Il secondo punto debole riguarda l’involuzione della più grande democrazia del mondo verso forme sempre più autoritarie e un controllo sempre più stretto della società, volto non solo a limitare lo spazio a ogni tipo di minoranza e di dissenso, ma anche, in molti casi, a coprire diffusi comportamenti di corruzione.

Il terzo grande problema riguarda il livello dell’inquinamento, che pervade tanto l’invivibile area delle grandi metropoli quanto l’impraticabile acqua dei fiumi. Un inquinamento che sta producendo conseguenze negative di carattere sanitario con pochi confronti al mondo. Se dovessimo simbolicamente indicare uno Stato ancora profondamente radicato nell’era del carbone questo è certamente l’India: la stessa Nuova Delhi è nutrita da una ferrea e pervasiva corona di centrali a carbone. 


Senza dimenticare, infine, il deficit del bilancio pubblico, reso sempre più problematico dal crescente peso del welfare e dei necessari sussidi alimentari. Con tutte queste sfide e tutti questi problemi, ma con 700 milioni di cittadini al di sotto dei 25 anni e con un quinto della nuova forza lavoro mondiale, questo grande Paese sarà in ogni caso tra i protagonisti del futuro quadro economico e politico globale.


L’ultima osservazione deve riferirsi a come l’India stia usando questo suo crescente ruolo.

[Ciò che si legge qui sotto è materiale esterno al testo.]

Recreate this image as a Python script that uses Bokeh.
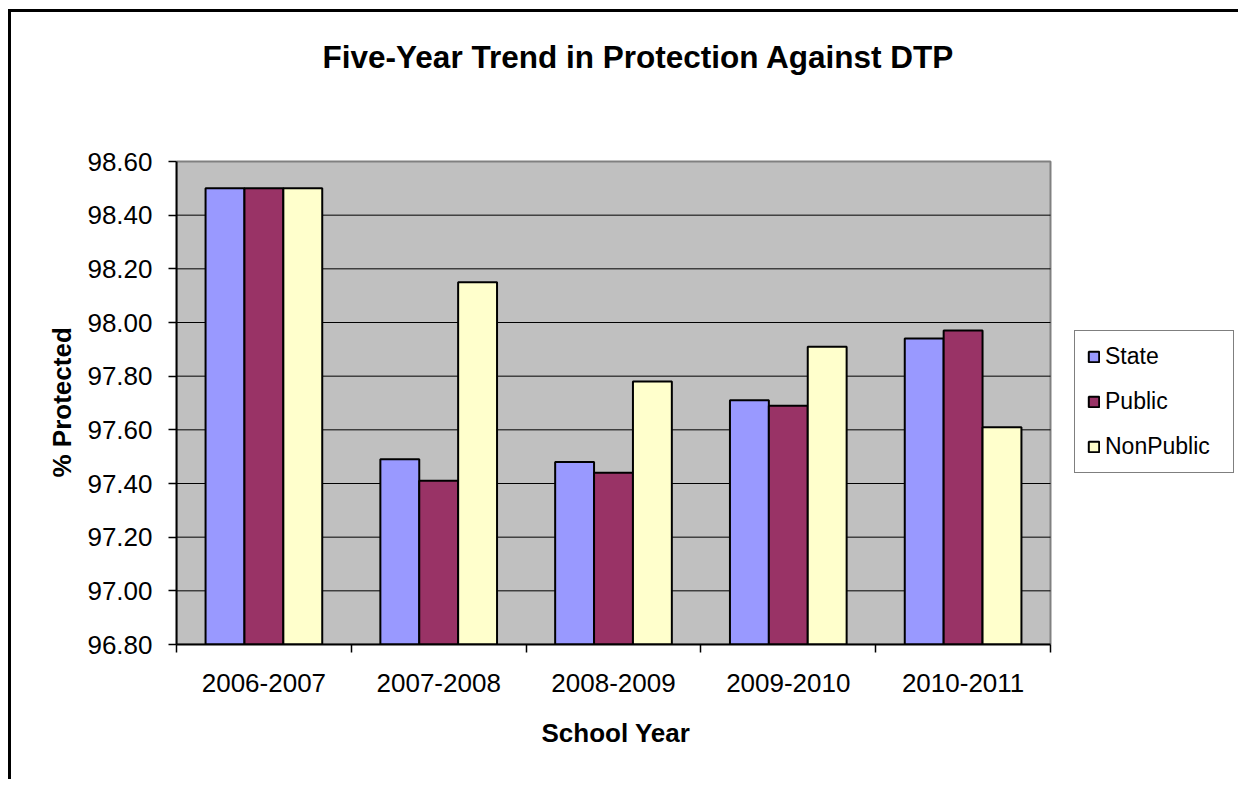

Naturalmente l’obiettivo degli Stati Uniti (e non solo degli Stati Uniti) è quello di usare l’India come baluardo contro la Cina, cercando soprattutto di contenerne la sua crescente influenza nel Sud-Est Asiatico, cominciando dal Pakistan. 
L’ambizione indiana ha invece come primo obiettivo quello di divenire il leader del cosiddetto “Sud Globale”, continuando a mantenere con la Russia il tradizionale rapporto di collaborazione nel settore militare che aveva con l’Unione Sovietica, ma intensificando nello stesso tempo le relazioni economiche e politiche con l’Occidente, a cominciare dagli Stati Uniti.


L’intenzione indiana è quella di sostituire la Cina nei vecchi rapporti con Paesi come la Germania e il Giappone, ma sostenendo nel contempo l’economia russa con massicci acquisti di petrolio. In fondo si tratta di un aggiornamento della vecchia dottrina dei Paesi non allineati, con il disegno di riparare, ma non rivoluzionare, l’ordine mondiale. 
Un obiettivo raggiungibile solo se, da parte degli Stati Uniti e dell’Unione Europea, vi sarà una forte volontà di venire incontro alle necessarie riforme degli ordinamenti globali. In un mondo solo dedicato allo scontro, come è quello di oggi, le possibilità di interpretare le frustrazioni e le aspettative del “Sud Globale” rimangono infatti più nelle potenzialità del consolidato gigante cinese che non nelle aspirazioni del nascente gigante indiano.